As it relates to older homes or the construction of new homes, hardwood flooring materials have been a popular option and they continue to be for homeowners. However, whether the hardwood floors have been in a home for many years or they have been recently installed, the finishes are not always what the homeowner prefers. If this is the case, sanding hardwood floors can be the first step in bringing new life back to an outdated or undesirable wood floor.
Refinishing Solid Wood Floors
There are a few considerations when it comes to refinishing hardwood flooring. For example, the material that is used will be of significant importance. With solid hardwood floors, especially those that have yet to be refinished, there’s a great deal of potential to sufficiently remove sealants and old stains to make it a blank canvas where a new stain can be applied.
The Challenges of Refinishing Engineered Wood Flooring
For engineered hardwood flooring, which only has a thin veneer of wood, sanding can be a bit tricky, especially if these floors have been refinished in the past. Because of the varying thicknesses of engineered hardwood flooring, some floors have been sanded to the point to where the veneer is too thin to accept a new finish.

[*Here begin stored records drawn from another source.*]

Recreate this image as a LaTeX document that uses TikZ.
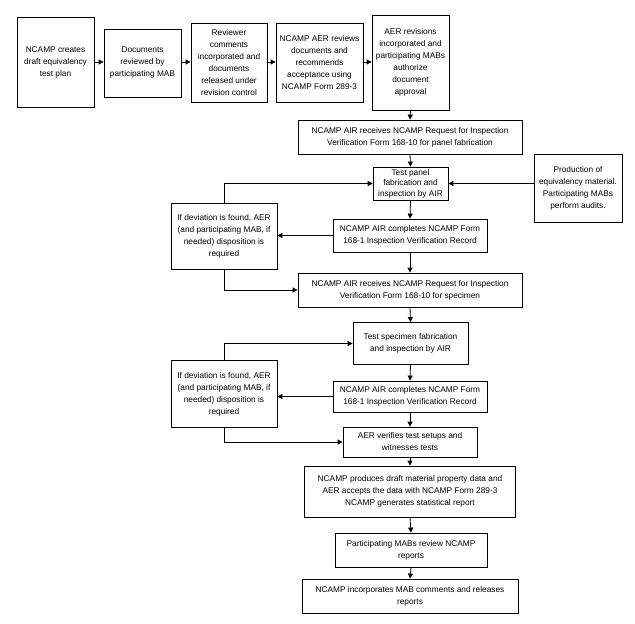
\documentclass[tikz,border=0pt]{standalone}
\usepackage{fontspec}
\setmainfont{Liberation Sans}
\usetikzlibrary{arrows.meta}
\begin{document}
\begin{tikzpicture}[x=1pt,y=-1pt,
  box/.style={draw=black,line width=0.8pt,align=center,inner sep=0pt,
    font=\fontsize{8.3}{12}\selectfont},
  arr/.style={line width=0.8pt,-{Triangle[length=5pt,width=5pt]}},
  ln/.style={line width=0.8pt}]
\useasboundingbox (0,0) rectangle (635,624);
\node[box,minimum width=77,minimum height=90] (b1) at (55.5,62) {NCAMP creates\\draft equivalency\\test plan};
\node[box,minimum width=77,minimum height=68] (b2) at (142.5,63) {Documents\\reviewed by\\participating MAB};
\node[box,minimum width=76,minimum height=79] (b3) at (229,62.5) {Reviewer\\comments\\incorporated and\\documents\\released under\\revision control};
\node[box,minimum width=87,minimum height=79] (b4) at (319.5,62.5) {NCAMP AER reviews\\documents and\\recommends\\acceptance using\\NCAMP Form 289-3};
\node[box,minimum width=77,minimum height=95] (b5) at (410.5,62.5) {AER revisions\\incorporated and\\participating MABs\\authorize\\document\\approval};
\node[box,minimum width=224,minimum height=34] (b6) at (410,137) {NCAMP AIR receives NCAMP Request for Inspection\\Verification Form 168-10 for panel fabrication};
\node[box,minimum width=75,minimum height=33,font=\fontsize{8.3}{10.5}\selectfont] (b7) at (410.5,183.5) {Test panel\\fabrication and\\inspection by AIR};
\node[box,minimum width=88,minimum height=68] (prod) at (578,188) {Production of\\equivalency material.\\Participating MABs\\perform audits.};
\node[box,minimum width=106,minimum height=66] (dev1) at (224,236) {If deviation is found, AER\\(and participating MAB, if\\needed) disposition is\\required};
\node[box,minimum width=154,minimum height=33] (airc1) at (410,235.5) {NCAMP AIR completes NCAMP Form\\168-1 Inspection Verification Record};
\node[box,minimum width=224,minimum height=34] (spec) at (410,290) {NCAMP AIR receives NCAMP Request for Inspection\\Verification Form 168-10 for specimen};
\node[box,minimum width=115,minimum height=42] (tspec) at (410.5,343.5) {Test specimen fabrication\\and inspection by AIR};
\node[box,minimum width=106,minimum height=67] (dev2) at (224,394) {If deviation is found, AER\\(and participating MAB, if\\needed) disposition is\\required};
\node[box,minimum width=154,minimum height=31] (airc2) at (410,396.5) {NCAMP AIR completes NCAMP Form\\168-1 Inspection Verification Record};
\node[box,minimum width=134,minimum height=30] (aer) at (410,442) {AER verifies test setups and\\witnesses tests};
\node[box,minimum width=211,minimum height=51] (prodd) at (410,491.5) {NCAMP produces draft material property data and\\AER accepts the data with NCAMP Form 289-3\\NCAMP generates statistical report};
\node[box,minimum width=152,minimum height=34] (part) at (411,550) {Participating MABs review NCAMP\\reports};
\node[box,minimum width=216,minimum height=34] (inc) at (410,596) {NCAMP incorporates MAB comments and releases\\reports};
% top row
\draw[arr] (b1.east |- 0,62) -- (b2.west |- 0,62);
\draw[arr] (b2.east |- 0,62) -- (b3.west |- 0,62);
\draw[arr] (b3.east |- 0,62) -- (b4.west |- 0,62);
\draw[arr] (b4.east |- 0,62) -- (b5.west |- 0,62);
% main column
\draw[arr] (b5.south) -- (b6.north);
\draw[arr] (b6.south) -- (b7.north);
\draw[arr] (prod.west |- b7.east) -- (b7.east);
\draw[arr] (b7.south) -- (airc1.north);
\draw[arr] (airc1.west) -- (dev1.east |- airc1.west);
\draw[arr] (dev1.north) |- (b7.west);
\draw[arr] (airc1.south) -- (spec.north);
\draw[arr] (dev1.south) |- (spec.west);
\draw[arr] (spec.south) -- (tspec.north);
\draw[arr] (dev2.north) |- (tspec.west);
\draw[arr] (tspec.south) -- (airc2.north);
\draw[arr] (airc2.west) -- (dev2.east |- airc2.west);
\draw[arr] (dev2.south) |- (aer.west);
\draw[arr] (airc2.south) -- (aer.north);
\draw[arr] (aer.south) -- (prodd.north);
\draw[arr] (prodd.south) -- (part.north);
\draw[arr] (part.south) -- (inc.north);
\end{tikzpicture}
\end{document}
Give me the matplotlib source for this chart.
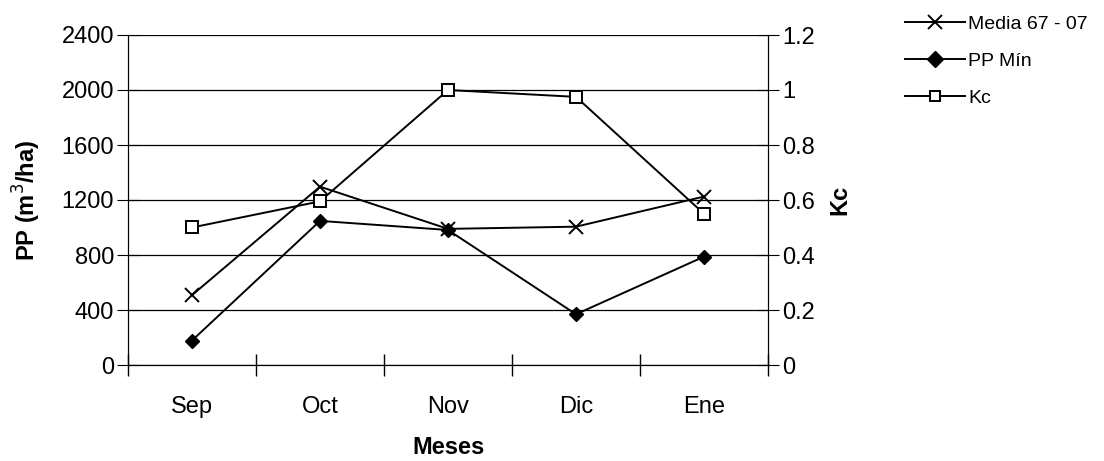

Making Repairs as Necessary
The other thing to consider is any repairs that may be needed. Older solid hardwood floors can often be stripped down through sanding and a new finish can be installed. However, many older flooring surfaces may have damaged wood planks. These planks will need to be repaired. Fortunately, the repairs can be made and once the floor is completely sanded and refinished, the flooring will have a uniformed look.
Refinishing hardwood floors can be rather simple by sanding off an old finish. In some cases, it can be a bit more complicated. However, professional services that handle this type of restoration can do a number of things to change the look or restore even the most damaged hardwood flooring surfaces. This is something to consider if you are not happy with the look or the condition of your hardwood floor.